Aspen Insurance Holdings has admitted a preliminary estimate of approximately $135 million in pre-tax losses, net of reinsurance and reinstatement premiums, for the fourth quarter of last year.
The company said that the losses were mostly from the California wildfires in October and December 2017. The estimated losses are predominantly attributed to Aspen’s reinsurance segment.
Aspen announced that it expects to record an underwriting loss of approximately $245 million in the fourth quarter of 2017. These results reflect the natural catastrophe losses described above as well as an increased frequency of mid-sized and attritional losses primarily in Aspen’s Insurance segment. These include property and fire-related losses in the UK and the US and, to a lesser extent, cyber losses and an increase in a previously reported surety loss. Aspen's reserves for losses and loss adjustment expenses remain strong and the expected fourth quarter 2017 underwriting loss includes a release of reserves from prior years.

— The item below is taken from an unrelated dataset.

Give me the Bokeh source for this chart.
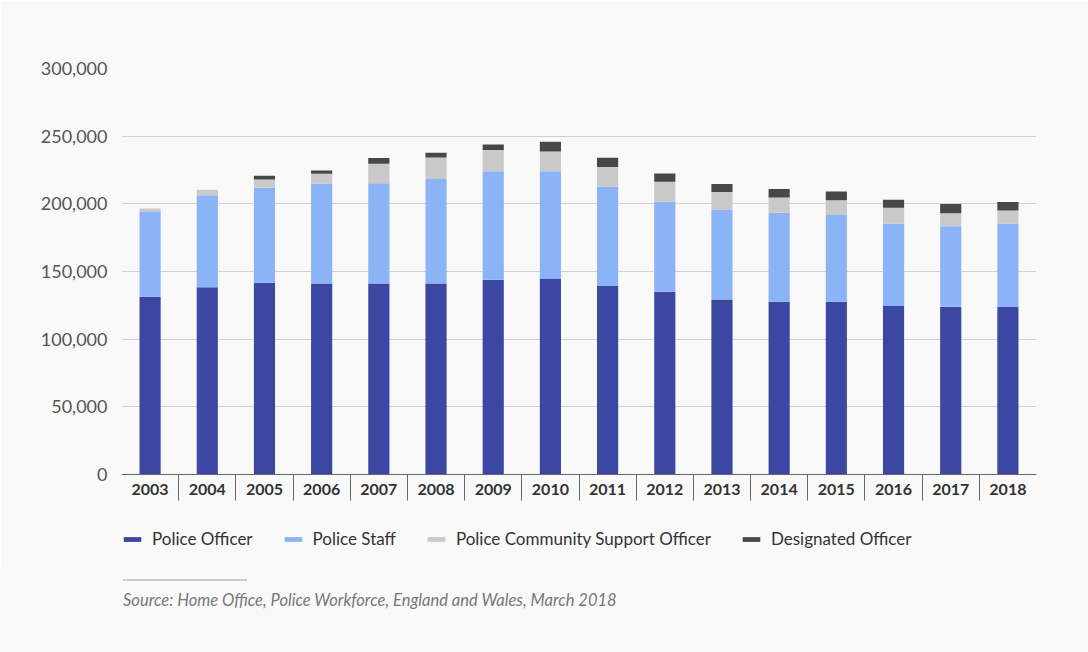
from bokeh.plotting import figure
from bokeh.models import (ColumnDataSource, Range1d, FixedTicker, NumeralTickFormatter,
                          Legend, LegendItem, Div)
from bokeh.layouts import column
from bokeh.embed import file_html
from bokeh.resources import INLINE

years = ["2003", "2004", "2005", "2006", "2007", "2008", "2009", "2010",
         "2011", "2012", "2013", "2014", "2015", "2016", "2017", "2018"]
police_officer = [131300, 138300, 141700, 141200, 141200, 141200, 143900, 144900,
                  139200, 135000, 129400, 127600, 127600, 124500, 123900, 123700]
police_staff = [63300, 68100, 70100, 73900, 74100, 77100, 80100, 79100,
                73400, 66500, 66000, 65800, 64100, 61000, 59600, 61800]
pcso = [2000, 4000, 6200, 7100, 14300, 16000, 15700, 14700,
        14700, 14800, 13300, 11300, 11000, 11600, 9600, 9600]
designated = [0, 0, 2700, 2500, 4200, 3400, 4200, 7100,
              6700, 6200, 5900, 6200, 6500, 5900, 6700, 6200]
series_names = ["Police Officer", "Police Staff", "Police Community Support Officer", "Designated Officer"]
colors = ["#3c46a3", "#8ab4f6", "#c9c9c9", "#474747"]
y_ticks = [0, 50000, 100000, 150000, 200000, 250000, 300000]
Y_MAX = 300000

BG = "#f9f9f9"
FONT = "Lato"

# layout (pixels)
FIG_W, FIG_H = 1088, 572
TOP, LEFT, RIGHT, BOTTOM = 68, 121, 52, 0
PLOT_PX = 406            # pixels from value 0 to Y_MAX
frame_h = FIG_H - TOP - BOTTOM
y_min = -Y_MAX * (frame_h - PLOT_PX) / PLOT_PX

n = len(years)
xs = list(range(n))
src = ColumnDataSource(dict(x=xs, officer=police_officer, staff=police_staff,
                            pcso=pcso, desig=designated))

p = figure(width=FIG_W, height=FIG_H, x_range=Range1d(-0.5, n - 0.5), y_range=Range1d(y_min, Y_MAX),
           output_backend="svg", toolbar_location=None,
           min_border_left=LEFT, min_border_right=RIGHT, min_border_top=TOP, min_border_bottom=BOTTOM,
           background_fill_color=BG, border_fill_color=BG, outline_line_color=None)

rs = p.vbar_stack(["officer", "staff", "pcso", "desig"], x="x", width=0.37,
                  color=colors, line_color=None, source=src)

# x axis at value 0: labels at centres, separators at boundaries
xa = p.xaxis[0]
xa.fixed_location = 0
xa.ticker = FixedTicker(ticks=xs, minor_ticks=[i + 0.5 for i in range(n - 1)])
xa.major_label_overrides = {i: y for i, y in zip(xs, years)}
xa.major_tick_in = 0
xa.major_tick_out = 0
xa.minor_tick_in = 0
xa.minor_tick_out = 26
xa.minor_tick_line_color = "#666666"
xa.minor_tick_line_width = 1
xa.axis_line_color = "#666666"
xa.axis_line_width = 1
xa.major_label_text_font = FONT
xa.major_label_text_font_size = "16px"
xa.major_label_text_font_style = "bold"
xa.major_label_text_color = "#333333"
xa.major_label_standoff = -17

ya = p.yaxis[0]
ya.ticker = FixedTicker(ticks=y_ticks)
ya.formatter = NumeralTickFormatter(format="0,0")
ya.axis_line_color = None
ya.major_tick_line_color = None
ya.minor_tick_line_color = None
ya.major_label_text_font = FONT
ya.major_label_text_font_size = "18px"
ya.major_label_text_color = "#555555"
ya.major_label_standoff = 8

p.xgrid.grid_line_color = None
p.ygrid.grid_line_color = "#d0d0d0"
p.ygrid.grid_line_width = 1

legend = Legend(items=[LegendItem(label=nm, renderers=[r]) for nm, r in zip(series_names, rs)],
                orientation="horizontal", location=(0, 23),
                glyph_width=22, glyph_height=6, label_standoff=9, spacing=29,
                padding=5, margin=0,
                label_text_font=FONT, label_text_font_size="17px", label_text_color="#333333",
                background_fill_alpha=0, border_line_color=None)
p.add_layout(legend, "center")

source_div = Div(
    text=('<div style="margin-left:123px;margin-top:7px;width:124px;border-top:2px solid #cccccc;"></div>'
          '<div style="margin-left:123px;margin-top:8px;font-family:Lato;font-style:italic;'
          'font-size:16.5px;color:#777777;">Source: Home Office, Police Workforce, England and Wales, March 2018</div>'),
    width=FIG_W, height=80, styles={"background-color": BG},
    margin=(0, 0, 0, 0))

layout = column(p, source_div, spacing=0)
open("out.html", "w").write(file_html(layout, INLINE))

“We are deeply disappointed with our financial performance in 2017,” said Chris O’Kane, chief executive officer. “We have taken a number of actions to improve our underwriting performance and expect to see the impact of these reflected in our 2018 underwriting year results and beyond. We believe our capital position is appropriate to support our ongoing business and underpins our financial strength ratings.”
Aspen will release its updated loss estimates and full operating results for the fourth quarter of 2017 in its fourth quarter 2017 financial results, which will be announced on February 7, 2018.

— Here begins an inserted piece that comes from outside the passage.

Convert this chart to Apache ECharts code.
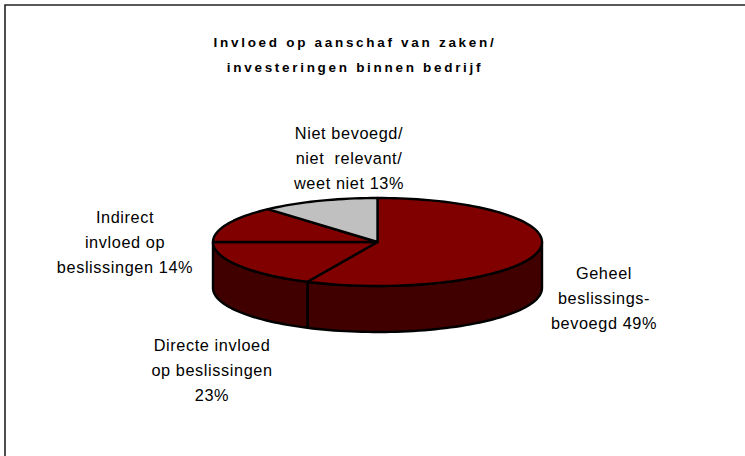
<!DOCTYPE html>
<html>
<head>
<meta charset="utf-8">
<title>Invloed op aanschaf</title>
<style>
  html, body { margin: 0; padding: 0; background: #fff; }
  #main { width: 745px; height: 456px; }
  /* ECharts has no letter spacing option, the svg text takes it from css */
  #main text { letter-spacing: 0.6px; }
  #main text[style*="bold"] { letter-spacing: 2.7px; }
</style>
<script src="https://cdn.jsdelivr.net/npm/echarts@6/dist/echarts.min.js"></script>
</head>
<body>
<div id="main"></div>
<script>
// slices as drawn, clockwise from the top, in % of the circle
var sliceNames = ['Geheel', 'Directe', 'Indirect', 'Niet bevoegd'];
var sliceValues = [57, 18, 13.4, 11.6];
var titleLines = ['Invloed op aanschaf van zaken/', 'investeringen binnen bedrijf'];
var sliceLabels = [
  'Geheel\nbeslissings-\nbevoegd 49%',
  'Directe invloed\nop beslissingen\n23%',
  'Indirect\ninvloed op\nbeslissingen 14%',
  'Niet bevoegd/\nniet  relevant/\nweet niet 13%'
];

var chart = echarts.init(document.getElementById('main'), null, { renderer: 'svg' });

var cx = 377.5, cy = 242, rx = 164.5, ry = 44, depth = 46;
var topColors = ['#800000', '#800000', '#800000', '#c0c0c0'];
var sideColor = '#400000';
var lineStyle = { stroke: '#000', lineWidth: 2.4, lineJoin: 'round' };

// point on the rim, angle in degrees clockwise from the top
function rim(deg, drop) {
  var a = deg * Math.PI / 180;
  return [cx + rx * Math.sin(a), cy - ry * Math.cos(a) + (drop || 0)];
}

function arc(from, to, drop) {
  var pts = [];
  var n = Math.max(2, Math.ceil(Math.abs(to - from) / 2));
  for (var i = 0; i <= n; i++) {
    pts.push(rim(from + (to - from) * i / n, drop));
  }
  return pts;
}

function renderSlice(params, api) {
  var total = sliceValues.reduce(function (s, v) { return s + v; }, 0);
  var start = 0;
  for (var i = 0; i < params.dataIndex; i++) {
    start += sliceValues[i] / total * 360;
  }
  var end = start + api.value(0) / total * 360;
  var children = [];

  // wall, only the part on the front half of the rim
  var wallFrom = Math.max(start, 90);
  var wallTo = Math.min(end, 270);
  if (wallTo > wallFrom) {
    children.push({
      type: 'polygon',
      z2: 1,
      shape: { points: arc(wallFrom, wallTo, 0).concat(arc(wallTo, wallFrom, depth)) },
      style: Object.assign({ fill: sideColor }, lineStyle)
    });
  }
  // top face
  children.push({
    type: 'polygon',
    z2: 2,
    shape: { points: [[cx, cy]].concat(arc(start, end, 0)) },
    style: Object.assign({ fill: topColors[params.dataIndex] }, lineStyle)
  });
  return { type: 'group', children: children };
}

var labelPlaces = [
  { x: 604, y: 260 },
  { x: 212, y: 332 },
  { x: 125, y: 204 },
  { x: 349, y: 120 }
];

var graphics = [{
  type: 'polyline',
  shape: { points: [[5, 460], [5, 5], [750, 5]] },
  style: { stroke: '#222', lineWidth: 1.6, fill: 'none' }
}];

titleLines.forEach(function (t, i) {
  graphics.push({
    type: 'text',
    x: 355,
    y: 42 + i * 25,
    style: {
      text: t,
      fill: '#000',
      font: 'bold 13.5px "Liberation Sans"',
      textAlign: 'center',
      textVerticalAlign: 'middle'
    }
  });
});

sliceLabels.forEach(function (t, i) {
  graphics.push({
    type: 'text',
    x: labelPlaces[i].x,
    y: labelPlaces[i].y,
    style: {
      text: t,
      fill: '#000',
      font: '16.3px "Liberation Sans"',
      lineHeight: 25,
      textAlign: 'center'
    }
  });
});

var option = {
  animation: false,
  backgroundColor: '#fff',
  graphic: graphics,
  series: [{
    type: 'custom',
    coordinateSystem: 'none',
    data: sliceValues.map(function (v, i) { return { name: sliceNames[i], value: [v] }; }),
    renderItem: renderSlice
  }]
};
chart.setOption(option);
</script>
</body>
</html>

The company also stressed that the preliminary Q4 2017 loss estimates of losses involve the exercise of considerable judgment and are based, among other factors, on a review of the individual treaties and policies expected to be impacted, information available to date from clients and brokers, market intelligence, initial loss reports, modeled loss projections and exposure analysis.
Aspen added that due to the complexity of losses from natural catastrophes and the uncertainty associated with Aspen’s assumptions and the preliminary information used to prepare these estimates, its actual losses from these natural catastrophes may differ materially from the preliminary estimates.